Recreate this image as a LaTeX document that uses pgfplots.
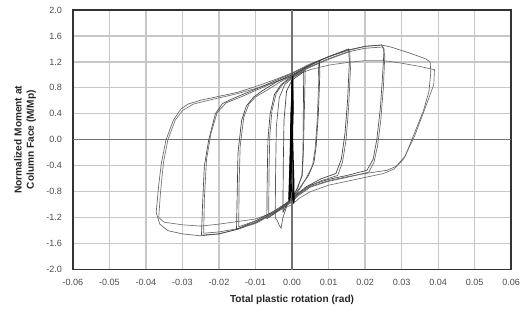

------------------------------------------------------------------------

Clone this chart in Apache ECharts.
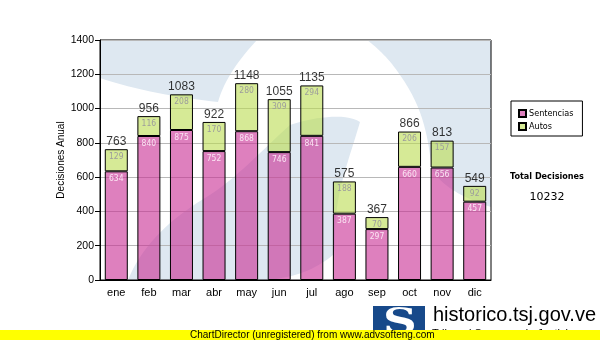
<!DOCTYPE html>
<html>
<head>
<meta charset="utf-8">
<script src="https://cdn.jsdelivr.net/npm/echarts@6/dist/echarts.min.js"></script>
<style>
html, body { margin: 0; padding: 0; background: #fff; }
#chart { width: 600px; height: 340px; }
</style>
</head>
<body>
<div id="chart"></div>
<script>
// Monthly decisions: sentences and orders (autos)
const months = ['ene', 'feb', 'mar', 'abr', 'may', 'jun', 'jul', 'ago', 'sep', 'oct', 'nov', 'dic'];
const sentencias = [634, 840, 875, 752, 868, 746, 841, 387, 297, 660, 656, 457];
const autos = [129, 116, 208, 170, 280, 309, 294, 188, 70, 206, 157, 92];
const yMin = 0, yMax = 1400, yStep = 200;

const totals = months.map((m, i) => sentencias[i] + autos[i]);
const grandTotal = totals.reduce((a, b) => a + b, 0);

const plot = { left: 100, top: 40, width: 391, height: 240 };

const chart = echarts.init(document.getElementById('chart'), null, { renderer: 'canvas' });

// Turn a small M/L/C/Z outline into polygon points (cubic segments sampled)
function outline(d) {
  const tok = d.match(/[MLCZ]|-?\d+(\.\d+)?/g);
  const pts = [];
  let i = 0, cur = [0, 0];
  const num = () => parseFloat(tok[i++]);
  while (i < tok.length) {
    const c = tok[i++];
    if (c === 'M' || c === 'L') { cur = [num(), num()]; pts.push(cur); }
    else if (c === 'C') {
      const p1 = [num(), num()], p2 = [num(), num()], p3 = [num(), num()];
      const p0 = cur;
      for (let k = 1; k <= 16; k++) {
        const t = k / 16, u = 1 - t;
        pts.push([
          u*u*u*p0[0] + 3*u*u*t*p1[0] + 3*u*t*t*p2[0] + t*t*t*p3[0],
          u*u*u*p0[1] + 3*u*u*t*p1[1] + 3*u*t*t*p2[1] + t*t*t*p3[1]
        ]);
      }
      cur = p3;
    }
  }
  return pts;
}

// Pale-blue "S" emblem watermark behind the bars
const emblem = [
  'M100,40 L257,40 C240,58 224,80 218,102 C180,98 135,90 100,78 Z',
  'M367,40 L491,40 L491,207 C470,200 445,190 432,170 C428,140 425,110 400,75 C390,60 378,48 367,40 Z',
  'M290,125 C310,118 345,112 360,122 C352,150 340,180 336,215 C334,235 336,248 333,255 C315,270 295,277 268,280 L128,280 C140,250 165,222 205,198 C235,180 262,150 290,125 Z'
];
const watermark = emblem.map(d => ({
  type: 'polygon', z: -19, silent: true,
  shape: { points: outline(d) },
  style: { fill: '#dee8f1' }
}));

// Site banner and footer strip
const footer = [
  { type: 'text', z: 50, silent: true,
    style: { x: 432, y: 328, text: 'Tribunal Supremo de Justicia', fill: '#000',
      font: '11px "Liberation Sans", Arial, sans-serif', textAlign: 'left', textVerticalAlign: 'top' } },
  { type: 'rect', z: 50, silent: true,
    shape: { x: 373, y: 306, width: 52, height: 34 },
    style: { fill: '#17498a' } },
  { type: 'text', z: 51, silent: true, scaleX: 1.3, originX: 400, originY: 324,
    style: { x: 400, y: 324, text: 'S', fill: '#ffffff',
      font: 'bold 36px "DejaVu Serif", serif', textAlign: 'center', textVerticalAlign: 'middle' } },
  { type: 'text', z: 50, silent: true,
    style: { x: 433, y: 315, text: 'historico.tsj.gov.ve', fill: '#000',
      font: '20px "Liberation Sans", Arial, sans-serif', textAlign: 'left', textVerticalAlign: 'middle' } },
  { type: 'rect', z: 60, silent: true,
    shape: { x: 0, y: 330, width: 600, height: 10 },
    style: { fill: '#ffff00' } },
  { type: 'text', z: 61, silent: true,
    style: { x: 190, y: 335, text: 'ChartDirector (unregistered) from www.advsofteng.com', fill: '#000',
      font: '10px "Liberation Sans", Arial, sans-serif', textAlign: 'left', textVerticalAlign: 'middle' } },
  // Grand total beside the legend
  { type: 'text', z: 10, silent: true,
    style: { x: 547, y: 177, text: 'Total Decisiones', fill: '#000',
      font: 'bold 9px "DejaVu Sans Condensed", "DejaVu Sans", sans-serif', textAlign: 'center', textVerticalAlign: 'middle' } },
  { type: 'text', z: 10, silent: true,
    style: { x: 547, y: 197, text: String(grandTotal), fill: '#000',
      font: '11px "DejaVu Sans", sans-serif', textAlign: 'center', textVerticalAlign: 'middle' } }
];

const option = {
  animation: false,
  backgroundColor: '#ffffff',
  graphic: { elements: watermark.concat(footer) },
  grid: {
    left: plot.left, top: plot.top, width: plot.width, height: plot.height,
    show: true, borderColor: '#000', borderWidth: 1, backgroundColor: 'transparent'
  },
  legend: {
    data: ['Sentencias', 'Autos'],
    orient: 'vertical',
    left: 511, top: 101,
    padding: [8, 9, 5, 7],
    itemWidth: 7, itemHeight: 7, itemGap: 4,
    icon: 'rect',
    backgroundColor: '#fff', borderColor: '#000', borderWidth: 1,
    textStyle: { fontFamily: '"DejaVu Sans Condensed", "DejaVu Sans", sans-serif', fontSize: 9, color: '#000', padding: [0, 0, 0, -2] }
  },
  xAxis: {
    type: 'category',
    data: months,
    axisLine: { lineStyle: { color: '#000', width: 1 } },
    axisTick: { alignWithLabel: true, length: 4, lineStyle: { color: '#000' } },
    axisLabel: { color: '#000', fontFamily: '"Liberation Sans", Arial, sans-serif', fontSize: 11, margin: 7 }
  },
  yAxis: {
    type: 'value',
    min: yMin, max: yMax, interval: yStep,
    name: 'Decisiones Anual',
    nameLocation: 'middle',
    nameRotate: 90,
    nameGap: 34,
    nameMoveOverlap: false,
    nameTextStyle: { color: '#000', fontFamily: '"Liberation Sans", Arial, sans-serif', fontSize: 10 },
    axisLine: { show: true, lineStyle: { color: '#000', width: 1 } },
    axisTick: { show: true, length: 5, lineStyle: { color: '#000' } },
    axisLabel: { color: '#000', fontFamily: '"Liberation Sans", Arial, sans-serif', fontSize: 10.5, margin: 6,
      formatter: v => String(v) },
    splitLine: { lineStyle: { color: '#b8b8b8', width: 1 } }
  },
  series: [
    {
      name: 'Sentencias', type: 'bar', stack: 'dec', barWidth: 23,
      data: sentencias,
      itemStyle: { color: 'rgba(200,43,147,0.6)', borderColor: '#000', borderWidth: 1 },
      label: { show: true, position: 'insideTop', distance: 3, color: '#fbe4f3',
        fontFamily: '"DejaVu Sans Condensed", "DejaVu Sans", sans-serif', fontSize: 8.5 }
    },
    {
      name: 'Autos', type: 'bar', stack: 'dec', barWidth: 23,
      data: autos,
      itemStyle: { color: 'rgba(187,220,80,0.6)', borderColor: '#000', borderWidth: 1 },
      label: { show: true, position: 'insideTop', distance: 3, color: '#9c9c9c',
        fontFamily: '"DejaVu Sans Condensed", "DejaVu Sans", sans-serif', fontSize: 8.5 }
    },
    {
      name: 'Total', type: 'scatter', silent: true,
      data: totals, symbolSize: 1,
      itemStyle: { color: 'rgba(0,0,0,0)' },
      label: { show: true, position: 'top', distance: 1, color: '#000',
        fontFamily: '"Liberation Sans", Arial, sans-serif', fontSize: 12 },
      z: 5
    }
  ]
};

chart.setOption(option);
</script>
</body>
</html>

------------------------------------------------------------------------

**AIM:**
Using the records above, pull out each line where the word "document" occurs.

**PROBLEM SOLUTION:**
Recreate this image as a LaTeX document that uses pgfplots.
const chart = echarts.init(document.getElementById('chart'), null, { renderer: 'canvas' });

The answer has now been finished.